Pick out every line holding the string "matplotlib" and copy it.

__DATA LINES__.
####

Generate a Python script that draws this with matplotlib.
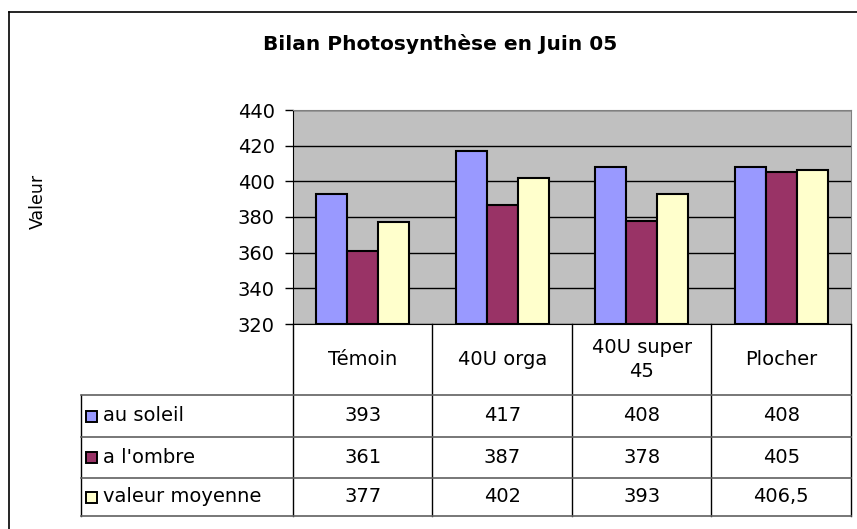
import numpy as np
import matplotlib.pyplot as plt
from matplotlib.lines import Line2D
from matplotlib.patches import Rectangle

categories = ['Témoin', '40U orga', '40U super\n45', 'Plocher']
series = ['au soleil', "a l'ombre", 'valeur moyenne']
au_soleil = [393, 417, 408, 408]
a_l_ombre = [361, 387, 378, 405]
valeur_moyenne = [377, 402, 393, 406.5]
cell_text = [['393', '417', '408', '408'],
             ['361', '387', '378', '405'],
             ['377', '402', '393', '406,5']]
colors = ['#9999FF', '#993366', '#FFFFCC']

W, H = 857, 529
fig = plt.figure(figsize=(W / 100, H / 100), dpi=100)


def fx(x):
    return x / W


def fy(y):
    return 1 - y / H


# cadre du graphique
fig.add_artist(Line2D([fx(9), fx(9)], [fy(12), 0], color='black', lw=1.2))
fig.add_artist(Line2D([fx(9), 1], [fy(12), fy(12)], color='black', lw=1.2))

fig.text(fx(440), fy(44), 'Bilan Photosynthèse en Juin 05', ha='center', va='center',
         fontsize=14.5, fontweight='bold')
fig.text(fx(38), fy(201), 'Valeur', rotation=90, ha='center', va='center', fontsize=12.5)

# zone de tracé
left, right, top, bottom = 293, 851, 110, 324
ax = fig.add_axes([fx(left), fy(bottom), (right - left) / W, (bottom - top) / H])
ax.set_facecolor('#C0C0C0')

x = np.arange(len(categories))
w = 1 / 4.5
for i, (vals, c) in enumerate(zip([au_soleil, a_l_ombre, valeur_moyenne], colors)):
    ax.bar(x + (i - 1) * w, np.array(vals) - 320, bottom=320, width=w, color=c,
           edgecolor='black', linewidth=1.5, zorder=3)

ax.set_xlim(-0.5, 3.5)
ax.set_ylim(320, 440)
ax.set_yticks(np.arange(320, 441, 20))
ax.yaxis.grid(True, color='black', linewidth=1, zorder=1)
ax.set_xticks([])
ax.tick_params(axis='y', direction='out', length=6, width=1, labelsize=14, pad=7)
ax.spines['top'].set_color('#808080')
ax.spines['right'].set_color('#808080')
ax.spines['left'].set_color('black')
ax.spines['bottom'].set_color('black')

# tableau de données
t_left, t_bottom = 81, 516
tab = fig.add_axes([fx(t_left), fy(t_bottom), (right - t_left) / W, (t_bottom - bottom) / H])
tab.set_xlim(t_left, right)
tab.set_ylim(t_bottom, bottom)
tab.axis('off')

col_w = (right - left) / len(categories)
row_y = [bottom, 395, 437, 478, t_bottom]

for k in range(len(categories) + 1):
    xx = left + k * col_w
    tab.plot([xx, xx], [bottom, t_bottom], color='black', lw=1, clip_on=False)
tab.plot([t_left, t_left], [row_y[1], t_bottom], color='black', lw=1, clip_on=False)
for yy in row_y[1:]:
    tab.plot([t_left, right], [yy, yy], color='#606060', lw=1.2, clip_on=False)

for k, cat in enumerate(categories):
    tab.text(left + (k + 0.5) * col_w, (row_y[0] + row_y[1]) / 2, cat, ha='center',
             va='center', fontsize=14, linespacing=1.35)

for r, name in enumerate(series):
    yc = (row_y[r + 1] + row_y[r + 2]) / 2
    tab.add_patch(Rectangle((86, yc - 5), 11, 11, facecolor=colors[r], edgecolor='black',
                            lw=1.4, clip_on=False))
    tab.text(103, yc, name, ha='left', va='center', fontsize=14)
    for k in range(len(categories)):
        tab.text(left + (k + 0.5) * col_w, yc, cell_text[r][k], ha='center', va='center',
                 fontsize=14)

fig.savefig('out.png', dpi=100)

####

__EXERCISE RESPONSE__.
Generate a Python script that draws this with matplotlib.
import matplotlib.pyplot as plt
from matplotlib.lines import Line2D
from matplotlib.patches import Rectangle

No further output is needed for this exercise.